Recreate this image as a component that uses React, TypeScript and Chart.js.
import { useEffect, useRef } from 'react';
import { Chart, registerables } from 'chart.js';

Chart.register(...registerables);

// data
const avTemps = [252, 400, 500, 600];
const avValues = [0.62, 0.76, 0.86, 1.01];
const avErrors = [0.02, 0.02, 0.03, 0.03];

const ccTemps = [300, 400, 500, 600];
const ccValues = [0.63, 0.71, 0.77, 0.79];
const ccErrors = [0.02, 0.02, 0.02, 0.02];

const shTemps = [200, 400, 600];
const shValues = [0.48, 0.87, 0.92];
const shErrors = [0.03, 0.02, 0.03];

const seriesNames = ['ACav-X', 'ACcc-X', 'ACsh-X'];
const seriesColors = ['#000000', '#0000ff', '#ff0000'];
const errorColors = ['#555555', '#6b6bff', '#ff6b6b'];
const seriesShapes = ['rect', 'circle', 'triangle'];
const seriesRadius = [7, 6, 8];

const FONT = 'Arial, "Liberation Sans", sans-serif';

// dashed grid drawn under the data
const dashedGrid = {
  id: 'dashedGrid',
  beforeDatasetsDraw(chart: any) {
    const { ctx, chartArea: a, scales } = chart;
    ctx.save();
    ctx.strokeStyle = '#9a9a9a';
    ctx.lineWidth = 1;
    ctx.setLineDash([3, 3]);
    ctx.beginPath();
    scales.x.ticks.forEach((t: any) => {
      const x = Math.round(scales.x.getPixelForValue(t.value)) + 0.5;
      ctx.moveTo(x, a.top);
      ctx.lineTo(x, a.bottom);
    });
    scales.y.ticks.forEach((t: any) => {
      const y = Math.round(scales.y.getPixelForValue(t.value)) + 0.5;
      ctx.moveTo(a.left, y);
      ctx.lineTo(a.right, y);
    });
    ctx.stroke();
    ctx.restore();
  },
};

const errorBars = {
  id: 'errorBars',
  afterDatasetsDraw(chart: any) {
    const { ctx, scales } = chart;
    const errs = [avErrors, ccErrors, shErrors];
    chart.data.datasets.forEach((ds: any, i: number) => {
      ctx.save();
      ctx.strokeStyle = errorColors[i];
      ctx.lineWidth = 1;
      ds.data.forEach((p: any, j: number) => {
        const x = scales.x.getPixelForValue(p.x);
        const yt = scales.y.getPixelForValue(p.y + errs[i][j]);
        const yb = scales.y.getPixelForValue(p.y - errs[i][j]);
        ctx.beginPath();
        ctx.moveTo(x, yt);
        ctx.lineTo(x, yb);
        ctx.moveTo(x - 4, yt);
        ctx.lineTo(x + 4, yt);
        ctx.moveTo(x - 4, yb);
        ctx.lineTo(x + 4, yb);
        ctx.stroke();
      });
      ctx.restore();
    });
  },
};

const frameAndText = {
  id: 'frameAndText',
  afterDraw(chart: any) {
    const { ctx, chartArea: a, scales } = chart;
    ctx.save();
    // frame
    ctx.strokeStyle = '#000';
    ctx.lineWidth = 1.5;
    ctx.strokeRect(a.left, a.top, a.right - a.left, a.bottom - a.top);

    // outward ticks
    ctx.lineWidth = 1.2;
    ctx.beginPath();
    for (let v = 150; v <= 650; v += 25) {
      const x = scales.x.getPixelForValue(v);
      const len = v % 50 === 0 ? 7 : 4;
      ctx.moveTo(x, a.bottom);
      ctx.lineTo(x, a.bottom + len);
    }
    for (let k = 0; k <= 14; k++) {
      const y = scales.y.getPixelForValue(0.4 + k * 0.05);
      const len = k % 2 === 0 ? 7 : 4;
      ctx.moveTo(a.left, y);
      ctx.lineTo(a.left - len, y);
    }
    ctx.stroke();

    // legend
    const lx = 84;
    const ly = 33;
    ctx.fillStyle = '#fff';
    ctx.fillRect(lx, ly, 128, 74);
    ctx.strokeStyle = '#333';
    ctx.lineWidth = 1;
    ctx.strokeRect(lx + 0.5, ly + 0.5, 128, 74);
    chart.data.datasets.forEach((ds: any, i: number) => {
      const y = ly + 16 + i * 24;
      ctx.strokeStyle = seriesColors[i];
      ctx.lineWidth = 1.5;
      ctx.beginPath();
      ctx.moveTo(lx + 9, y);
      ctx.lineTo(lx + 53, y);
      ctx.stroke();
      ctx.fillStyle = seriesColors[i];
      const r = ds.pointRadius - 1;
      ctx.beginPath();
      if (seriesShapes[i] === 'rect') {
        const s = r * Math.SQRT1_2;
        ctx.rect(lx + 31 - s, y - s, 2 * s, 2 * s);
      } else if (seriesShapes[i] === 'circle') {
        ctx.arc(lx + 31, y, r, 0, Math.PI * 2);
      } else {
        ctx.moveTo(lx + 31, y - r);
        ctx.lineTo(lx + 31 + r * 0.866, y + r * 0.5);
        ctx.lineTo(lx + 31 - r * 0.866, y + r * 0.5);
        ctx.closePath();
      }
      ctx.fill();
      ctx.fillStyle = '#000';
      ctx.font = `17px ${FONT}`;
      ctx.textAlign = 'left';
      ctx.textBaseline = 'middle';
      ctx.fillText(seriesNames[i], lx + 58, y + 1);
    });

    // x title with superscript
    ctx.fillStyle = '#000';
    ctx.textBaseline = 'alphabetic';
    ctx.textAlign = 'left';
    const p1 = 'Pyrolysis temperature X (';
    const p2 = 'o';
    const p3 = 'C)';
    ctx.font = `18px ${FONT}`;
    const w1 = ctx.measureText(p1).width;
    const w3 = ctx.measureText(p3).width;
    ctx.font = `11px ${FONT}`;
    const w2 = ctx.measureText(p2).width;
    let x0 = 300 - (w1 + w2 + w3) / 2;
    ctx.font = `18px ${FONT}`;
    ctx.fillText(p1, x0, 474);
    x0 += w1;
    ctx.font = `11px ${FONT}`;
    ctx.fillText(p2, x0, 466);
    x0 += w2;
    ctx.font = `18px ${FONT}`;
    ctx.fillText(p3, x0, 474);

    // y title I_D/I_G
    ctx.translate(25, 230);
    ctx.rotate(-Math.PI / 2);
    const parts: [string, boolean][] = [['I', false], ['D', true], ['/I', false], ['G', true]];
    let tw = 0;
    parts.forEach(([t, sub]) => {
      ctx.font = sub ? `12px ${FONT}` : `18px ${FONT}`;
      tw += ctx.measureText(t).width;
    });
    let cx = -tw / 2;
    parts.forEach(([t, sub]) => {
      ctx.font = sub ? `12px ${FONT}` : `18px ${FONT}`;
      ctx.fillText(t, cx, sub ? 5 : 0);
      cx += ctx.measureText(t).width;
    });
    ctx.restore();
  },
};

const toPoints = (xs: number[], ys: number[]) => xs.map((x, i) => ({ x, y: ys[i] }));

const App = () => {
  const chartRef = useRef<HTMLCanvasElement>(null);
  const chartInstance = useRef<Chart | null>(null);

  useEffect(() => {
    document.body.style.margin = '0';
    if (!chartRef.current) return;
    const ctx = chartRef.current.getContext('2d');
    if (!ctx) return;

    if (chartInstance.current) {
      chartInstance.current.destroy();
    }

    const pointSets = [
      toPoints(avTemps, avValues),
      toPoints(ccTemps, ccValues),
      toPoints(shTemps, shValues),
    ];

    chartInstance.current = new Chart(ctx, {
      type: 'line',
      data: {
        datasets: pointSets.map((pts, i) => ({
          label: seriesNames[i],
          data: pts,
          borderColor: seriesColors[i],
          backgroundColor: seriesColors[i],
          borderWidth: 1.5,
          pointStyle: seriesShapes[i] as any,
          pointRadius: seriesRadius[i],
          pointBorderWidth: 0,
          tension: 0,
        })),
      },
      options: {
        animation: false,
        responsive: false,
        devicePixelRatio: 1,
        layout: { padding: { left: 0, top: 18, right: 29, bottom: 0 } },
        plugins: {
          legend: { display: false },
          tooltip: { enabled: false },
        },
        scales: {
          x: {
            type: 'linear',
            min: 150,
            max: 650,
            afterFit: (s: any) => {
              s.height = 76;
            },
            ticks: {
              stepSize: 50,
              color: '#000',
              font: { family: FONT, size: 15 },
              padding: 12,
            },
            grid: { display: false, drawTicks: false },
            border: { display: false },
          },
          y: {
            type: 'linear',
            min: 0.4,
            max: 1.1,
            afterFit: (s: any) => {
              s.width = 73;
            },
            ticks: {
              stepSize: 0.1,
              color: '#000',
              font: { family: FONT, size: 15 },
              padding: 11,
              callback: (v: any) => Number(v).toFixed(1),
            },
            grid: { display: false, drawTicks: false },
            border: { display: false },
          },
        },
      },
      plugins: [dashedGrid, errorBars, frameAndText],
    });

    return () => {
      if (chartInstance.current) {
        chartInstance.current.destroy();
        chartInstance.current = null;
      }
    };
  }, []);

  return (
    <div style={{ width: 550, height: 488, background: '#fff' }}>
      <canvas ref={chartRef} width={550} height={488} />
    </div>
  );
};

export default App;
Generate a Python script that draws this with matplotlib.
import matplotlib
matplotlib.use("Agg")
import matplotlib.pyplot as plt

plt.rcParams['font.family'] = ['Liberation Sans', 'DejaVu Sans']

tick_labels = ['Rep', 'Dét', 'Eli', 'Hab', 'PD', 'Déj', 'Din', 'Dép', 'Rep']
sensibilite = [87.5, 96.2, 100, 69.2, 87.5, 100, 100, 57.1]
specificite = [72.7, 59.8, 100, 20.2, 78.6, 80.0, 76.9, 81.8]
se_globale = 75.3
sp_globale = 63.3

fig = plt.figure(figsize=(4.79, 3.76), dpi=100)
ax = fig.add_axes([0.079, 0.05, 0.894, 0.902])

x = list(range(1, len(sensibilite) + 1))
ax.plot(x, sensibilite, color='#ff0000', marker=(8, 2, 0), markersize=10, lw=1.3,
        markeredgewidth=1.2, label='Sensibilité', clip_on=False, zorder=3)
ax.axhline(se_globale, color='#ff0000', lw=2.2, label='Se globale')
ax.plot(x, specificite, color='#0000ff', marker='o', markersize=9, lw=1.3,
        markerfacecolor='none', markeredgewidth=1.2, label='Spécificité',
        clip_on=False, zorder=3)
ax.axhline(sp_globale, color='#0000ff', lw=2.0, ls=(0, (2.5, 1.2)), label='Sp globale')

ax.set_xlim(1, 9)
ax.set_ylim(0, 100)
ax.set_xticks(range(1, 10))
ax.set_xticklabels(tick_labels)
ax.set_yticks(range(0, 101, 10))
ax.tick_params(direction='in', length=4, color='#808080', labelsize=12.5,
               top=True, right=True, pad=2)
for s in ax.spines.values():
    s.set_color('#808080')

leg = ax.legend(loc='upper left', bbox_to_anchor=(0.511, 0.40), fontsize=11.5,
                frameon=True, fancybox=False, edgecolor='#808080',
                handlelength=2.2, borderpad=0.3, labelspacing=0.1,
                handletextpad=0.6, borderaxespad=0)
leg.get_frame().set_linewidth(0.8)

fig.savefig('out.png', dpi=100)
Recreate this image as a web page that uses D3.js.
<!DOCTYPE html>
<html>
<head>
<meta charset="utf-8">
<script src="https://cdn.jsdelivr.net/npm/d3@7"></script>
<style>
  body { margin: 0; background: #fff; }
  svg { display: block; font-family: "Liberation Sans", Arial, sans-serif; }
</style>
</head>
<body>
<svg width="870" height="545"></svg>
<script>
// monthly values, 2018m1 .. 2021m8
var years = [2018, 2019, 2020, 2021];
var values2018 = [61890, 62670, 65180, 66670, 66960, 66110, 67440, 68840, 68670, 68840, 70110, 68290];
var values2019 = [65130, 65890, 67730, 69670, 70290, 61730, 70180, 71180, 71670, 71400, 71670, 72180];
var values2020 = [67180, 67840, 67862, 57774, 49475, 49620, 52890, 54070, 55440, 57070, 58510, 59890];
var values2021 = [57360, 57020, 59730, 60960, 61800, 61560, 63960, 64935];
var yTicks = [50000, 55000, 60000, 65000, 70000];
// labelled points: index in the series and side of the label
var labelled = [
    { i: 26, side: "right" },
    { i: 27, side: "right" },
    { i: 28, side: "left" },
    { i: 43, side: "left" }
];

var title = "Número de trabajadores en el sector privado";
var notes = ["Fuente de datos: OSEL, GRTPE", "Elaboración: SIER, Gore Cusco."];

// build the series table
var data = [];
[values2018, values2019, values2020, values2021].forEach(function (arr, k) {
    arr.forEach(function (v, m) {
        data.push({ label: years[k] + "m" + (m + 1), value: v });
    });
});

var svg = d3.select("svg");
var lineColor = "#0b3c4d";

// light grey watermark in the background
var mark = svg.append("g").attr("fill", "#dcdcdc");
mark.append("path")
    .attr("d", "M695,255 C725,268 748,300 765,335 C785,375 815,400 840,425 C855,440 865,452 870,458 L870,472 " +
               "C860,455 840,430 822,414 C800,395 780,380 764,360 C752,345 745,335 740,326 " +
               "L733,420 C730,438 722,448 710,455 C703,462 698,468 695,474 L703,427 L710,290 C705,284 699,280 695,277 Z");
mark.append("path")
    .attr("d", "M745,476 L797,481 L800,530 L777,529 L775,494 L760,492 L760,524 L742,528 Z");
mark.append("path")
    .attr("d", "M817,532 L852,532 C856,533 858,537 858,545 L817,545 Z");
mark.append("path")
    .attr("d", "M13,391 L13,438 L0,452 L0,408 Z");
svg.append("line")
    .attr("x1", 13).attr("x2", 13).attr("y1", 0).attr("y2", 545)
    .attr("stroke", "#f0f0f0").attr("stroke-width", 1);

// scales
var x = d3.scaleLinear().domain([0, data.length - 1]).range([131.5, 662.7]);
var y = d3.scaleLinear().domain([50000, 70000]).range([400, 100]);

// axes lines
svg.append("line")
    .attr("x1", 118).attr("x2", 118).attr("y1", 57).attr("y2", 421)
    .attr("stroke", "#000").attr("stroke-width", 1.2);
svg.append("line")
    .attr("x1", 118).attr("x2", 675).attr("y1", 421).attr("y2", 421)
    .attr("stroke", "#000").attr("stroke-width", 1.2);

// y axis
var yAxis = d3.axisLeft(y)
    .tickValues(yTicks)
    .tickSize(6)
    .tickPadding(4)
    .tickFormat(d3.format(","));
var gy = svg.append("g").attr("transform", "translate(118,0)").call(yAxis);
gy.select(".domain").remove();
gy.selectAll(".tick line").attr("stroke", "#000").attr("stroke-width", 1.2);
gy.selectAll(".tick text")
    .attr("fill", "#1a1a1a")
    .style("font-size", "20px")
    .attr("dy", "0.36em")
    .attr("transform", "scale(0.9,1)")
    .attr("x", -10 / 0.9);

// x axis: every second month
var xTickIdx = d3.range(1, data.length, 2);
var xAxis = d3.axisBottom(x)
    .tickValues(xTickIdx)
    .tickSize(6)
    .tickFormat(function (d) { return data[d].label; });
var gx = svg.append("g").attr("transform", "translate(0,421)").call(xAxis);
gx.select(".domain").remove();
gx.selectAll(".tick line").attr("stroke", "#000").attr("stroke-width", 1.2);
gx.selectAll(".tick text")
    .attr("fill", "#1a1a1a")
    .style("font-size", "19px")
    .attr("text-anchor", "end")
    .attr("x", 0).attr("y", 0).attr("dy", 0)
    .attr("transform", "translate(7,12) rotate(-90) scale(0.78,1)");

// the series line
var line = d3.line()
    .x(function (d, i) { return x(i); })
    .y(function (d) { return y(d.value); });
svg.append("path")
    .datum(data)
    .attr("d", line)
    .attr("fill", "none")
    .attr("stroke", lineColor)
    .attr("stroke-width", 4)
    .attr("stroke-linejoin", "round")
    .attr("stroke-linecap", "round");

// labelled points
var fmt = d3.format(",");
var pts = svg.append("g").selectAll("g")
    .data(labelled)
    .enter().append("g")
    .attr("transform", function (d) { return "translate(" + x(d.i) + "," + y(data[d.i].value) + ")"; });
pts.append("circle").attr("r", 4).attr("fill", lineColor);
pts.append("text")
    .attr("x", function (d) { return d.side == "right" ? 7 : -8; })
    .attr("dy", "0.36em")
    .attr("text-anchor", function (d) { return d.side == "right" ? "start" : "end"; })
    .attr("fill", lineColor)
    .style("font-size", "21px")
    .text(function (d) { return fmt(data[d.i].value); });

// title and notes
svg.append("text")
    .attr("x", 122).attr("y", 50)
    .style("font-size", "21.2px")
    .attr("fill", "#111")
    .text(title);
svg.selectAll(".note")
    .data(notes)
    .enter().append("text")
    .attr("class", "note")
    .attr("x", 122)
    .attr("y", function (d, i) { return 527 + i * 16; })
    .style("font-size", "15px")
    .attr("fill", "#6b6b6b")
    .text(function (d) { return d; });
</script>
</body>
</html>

• _THE TASK_: In the records above, find each line that holds the word "Recreate"; copy all such lines.

• _RESULT FOR THIS TASK_:
Recreate this image as a component that uses React, TypeScript and Chart.js.
Recreate this image as a web page that uses D3.js.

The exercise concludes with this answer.